WIPI Features From Abroad

SLICES OF ROMANIA


Story and photographs by ©Cecilia Hae-Jin Lee, 2002


When I initially received the cryptic email from one Florin Dan Prodan, I never imagined that the amazing country of Romania would reveal itself to me. I was invited with a handful of writers for a cultural exchange - an opportunity to meet Romanian poets and journalists, to open up an international dialogue and to discover the beauty of the landscape, culture and people.

The number of things I knew about Romania could be counted on one hand. Of course, everyone knows about Dracula and Transylvania (based on the legend of Vlad the Impaler). We also may know about the more recent history, unforgivable brutalities under the communist regime of Nicolae Ceausescu, which rippled throughout the international news. This country, from which such cruel leaders sprung forth, also produced wonderfully creative minds as Eugene Ionescu and Constantin Brancusi.

When I arrived in Bucharest late on a September afternoon, my mind was a jumble of essays by dissidents, short quips from travel books, and disorientation from hours spent in airports and planes. I was greeted by the unassuming, but friendly Florin. His nervousness and enthusiasm put me immediately at ease in a country whose language and culture were only research subjects for me a week prior. We met the other writers and enjoyed an easy evening dinner>

That night a train ride gently rocked us to sleep, and nine hours later we found ourselves in the early morning fog of Campulung-Moldovenesc in Bucovina. Iulian, our faithful host, was waiting in his convenient white van to take us to his cabaña, a spacious two-story house he had built on the hillside overlooking the town. After enjoying the first of many meals prepared by Iulian's daughter and niece, we sat in the dew-glazed morning watching the slow haze lift over the town, as a rooster's crow in the distance summoned the sun from its lazy arc. We had entered a land almost frozen in time, a state induced by homemade liqueurs and the hypnotic sounds of bells from cows grazing along the hillside. Our dreams were only disturbed by the electric ringing of cell phones and the static persistence of modems in internet cafés.
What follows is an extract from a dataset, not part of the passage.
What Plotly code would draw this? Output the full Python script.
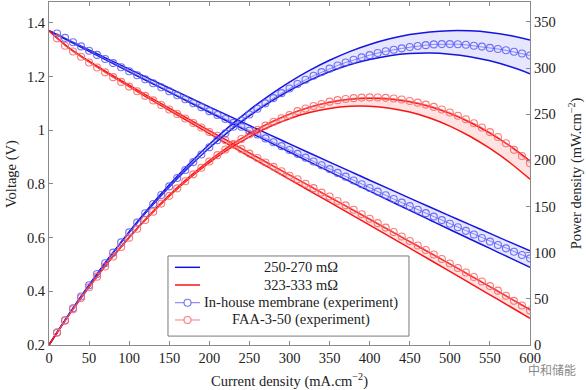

After what they've had to suffer throughout their turbulent history, one would expect to find a bitter and suspicious people. In spite of almost 50 years of communist rule and a recent student protest, whose violent end is only rivaled by the atrocities of Tianamen Square, Romanians are some of the most generous and open people I have ever encountered. In some ways they were like people anywhere-generous to guests, distrustful of politicians and open-minded about the future. In other ways, their political and cultural history left them scarred but determined.

Geographically, Romania boasts some of the largest virgin forests in Europe, which hold fairytale trees hundreds of years old. Nestled in the more inhabited parts of the Carpathians are beautiful monasteries painted in the16th Century by Romanian Orthodox monks, medieval castles reminiscent of feudal societies, and pastoral fields showing off a still rural culture. The arts of weaving, embroidery, wood carving, folk tales, poetry, song and dance are alive and well.


A couple of days into my trip, I was surprised to find that my torturous years of high school Latin actually came in handy. Romanian is the only Romance-based language surrounded by largely Slavic countries. Maintaining some archaic forms of old Latin, the language has had some influence by Slavic, Turkish, French and Magyar. In some cases, I was able to communicate with people by thinking about the words in Latin, but saying them with a Slavic accent.


Our brief sojourn around the Bucovina and Moldova regions treated us to a lazy picnic along a river bed, a rewarding hike in Rarau peak, and an evening of traditional dance and music by a traveling group of semi professional child dancers. In Iasi, we enjoyed delicious dinners under grapevine canopies and tours of underground tunnels, which had been transformed into wine cellars.

I know that this short trip scratched only the surface of Romania's deep secrets I have yet to discover. Would I return to dig further? Of course. And would I recommend this largely unknown country to the rest of the world? I don't know. In some ways, my selfish self wants to keep this Romania, untainted and virgin, from the hungry eyes of tourists.